One of the most frequently expressed prejudices about religious broadcasting is that it involves broadcasting religion. In other words, it is about evangelising, proselytising, propaganda or privileged special pleading for fantasists and escapists. If it was, I would not want any part in it. There is no place in public service broadcasting in particular for such activities.
Yet, broadcasting (as opposed to narrowcasting) always involves assumptions on the part of writers and producers about how the world is and why it is the way it is. There is no neutral space that can be occupied by the non-religious holder of the middle ground; everyone holds a world view through which events are seen, interpreted and mediated, and religious world views are as valid as any others.
This is a drum that needs to be banged regularly. Because good religious broadcasting offers a particular lens through which the world and its people can be seen. It does not demand uncritical assent, but invites critical reflection on how the world is and how people behave.
Religion necessarily involves real people who live in real communities which espouse real values and behaviours. It is impossible to understand the world we see on our news screens if we don’t understand religion – not just religious phenomena, but the motivation that religion fires for public behaviour. In other words, 9/11 is incomprehensible without an understanding of Islam, its factions and histories, its personalities and politics. Contemporary German politics and economics are incomprehensible without a proper appreciation of the Christian history of Germany through the Reformation, Bismark, Weimar, Hitler, division and reunification.
Good religious broadcasting tells intriguing human stories, but digs deep into motivation and spiritual as well as moral values.

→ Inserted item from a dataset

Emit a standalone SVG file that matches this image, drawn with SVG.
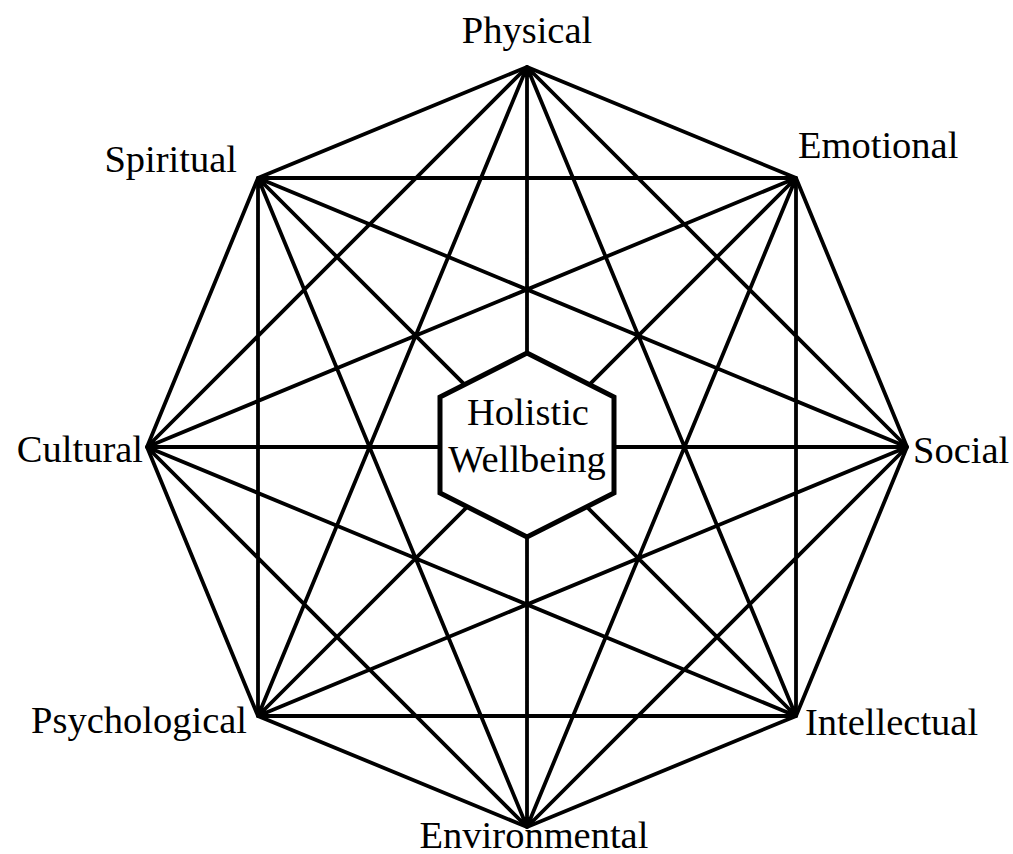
<svg xmlns="http://www.w3.org/2000/svg" width="1013" height="854" viewBox="0 0 1013 854">
<style>
.e{stroke:#000;stroke-width:3.8;stroke-linecap:round;fill:none}
.t{font-family:"Liberation Serif","Times New Roman",serif;font-size:38.5px;fill:#000}
</style>
<rect width="1013" height="854" fill="#fff"/>
<g id="connectors" class="e">
<polygon points="527,67 796,178 907,447 796,716 527,827 258,716 147,447 258,178" stroke-linejoin="miter"/>
<path d="M527,67L907,447M527,67L796,716M527,67L527,827M527,67L258,716M527,67L147,447
M796,178L796,716M796,178L527,827M796,178L258,716M796,178L147,447M796,178L258,178
M907,447L527,827M907,447L258,716M907,447L147,447M907,447L258,178
M796,716L258,716M796,716L147,447M796,716L258,178
M527,827L147,447M527,827L258,178
M258,716L258,178"/>
</g>
<g id="center">
<polygon points="527,353 614,397 614,493 527,537 440,493 440,397" fill="#fff" stroke="#000" stroke-width="5"/>
<text class="t" x="528" y="425" text-anchor="middle">Holistic</text>
<text class="t" x="527" y="472" text-anchor="middle">Wellbeing</text>
</g>
<g id="physical"><text class="t" x="527" y="43" text-anchor="middle">Physical</text></g>
<g id="emotional"><text class="t" x="798" y="158">Emotional</text></g>
<g id="social"><text class="t" x="913" y="463">Social</text></g>
<g id="intellectual"><text class="t" x="805" y="735">Intellectual</text></g>
<g id="environmental"><text class="t" x="534" y="848" text-anchor="middle">Environmental</text></g>
<g id="psychological"><text class="t" x="247" y="733" text-anchor="end">Psychological</text></g>
<g id="cultural"><text class="t" x="143" y="462" text-anchor="end">Cultural</text></g>
<g id="spiritual"><text class="t" x="237" y="172" text-anchor="end">Spiritual</text></g>
</svg>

And just as good economics broadcasting demands interpreters who know their subject, so religious broadcasting requires presenters and interpreters who empathise with their subjects, and don’t pretend to some neutral scepticism that implies that cynicism is clever.
The Sandford St Martin Trust exists to promote excellence in religious broadcasting: excellence in explaining and portraying religion (as dogma and practice), excellence in interpreting the world in the light of religion, and excellence in handling religious themes with the same intelligence and integrity as must apply elsewhere.